Over the past 25 years John Howman has founded, purchased and sold several companies.
After he and his business partner sold Raffel Comfort Sciences LLC in July, Howman became a group chairman for The Executive Committee (TEC) and has brought his business expertise, including experience in mergers and acquisitions, to the group of business owners and CEOs.
“I’ve envisioned becoming a TEC chair since the mid-1990s,” Howman said. “When I sold Raffel in July, I did some soul searching and thought, ‘Why not get involved now?'”
TEC, which was founded as The Executive Committee, is active in Wisconsin and Michigan, but is affiliated with Vistage International. Both groups are privately held and operate as sister organizations. TEC has about 650 members in Wisconsin who are members of 53 groups around the state. Howman is now the chairman of one of the 53 groups.
Howman founded Allied Computer Group Inc. in 1983, growing the business from a one-man operation into a $55 million, 350-employee computer sales and service firm. While he owned the firm, he made several add-on acquisitions, before he sold it in 2003.
In 2004, Howman and a business partner acquired Raffel Comfort Sciences, a Cedarburg-based company that designs and manufactures components for furniture that use electronic controls. During Howman’s tenure with Raffel Comfort Sciences, he outsourced many of its operations – eliminating positions such as human resources, accounting, warehousing and distribution, and IT.
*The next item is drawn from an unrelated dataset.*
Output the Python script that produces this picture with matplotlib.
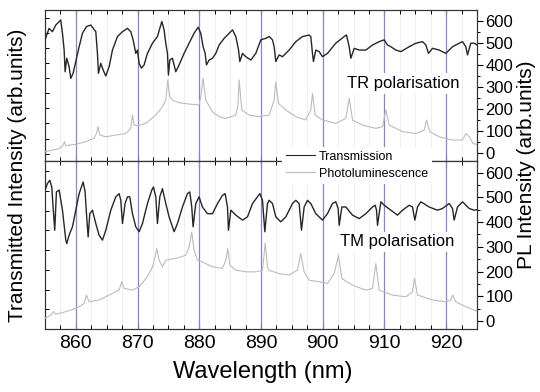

When the company’s relationship with its Chinese supplier soured, Howman and his business partner decided to sell the company rather than find a new manufacturer. Raffel Comfort Sciences was sold to a Milwaukee-area investor for an undisclosed sum.
“We weren’t making the kinds of profits we hoped to,” Howman said. “And the company that bought it has a focus on furniture and a higher degree of expertise. It was easier for them to rebuild the manufacturing end.”
Most TEC groups have 10 to 16 members. Each member agrees to keep matters discussed in the group confidential, allowing the members to be candid about the issues they face in their companies or personal lives.
Howman believes the lessons he learned in both Allied Computer Systems and Raffel Comfort Sciences will be useful in his new position as a TEC chair, because of the organization’s mission to enhance the lives of CEOs and the owners of privately held businesses.
“The value of TEC is the value that the members of the group bring to each other,” Howman said. “It’s important to be able to go to a place where you can feel safe, where you can speak freely whether it’s about your personal or business life. That’s one of the things that makes TEC work.”
Howman routinely meets one-on-one with his group members to best understand their businesses and issues they may be facing, so that those issues can be expressed to the group if necessary.
While he is quick to say that he is not an expert in mergers and acquisitions, Howman acknowledges that his experiences will be useful for the members of his TEC group, especially if they are going through a company sale for the first time.
“For closely or privately held businesses, it can be an emotional process,” Howman said. “If you are moving from a family business to one that may be sold, helping prepare for that process can be a very big deal.”
Some business owners may think that timing the market to receive the highest possible multiple and therefore the highest possible price for their business, is the most important part of a potential sale, Howman said. However, they might be missing one of the most important deal fundamentals.
“What is important is the condition of the business, is it ready to sell?” Howman said. “A lot of times a business owner becomes very focused on the multiple or price, and there are a lot of other things they should be thinking about.”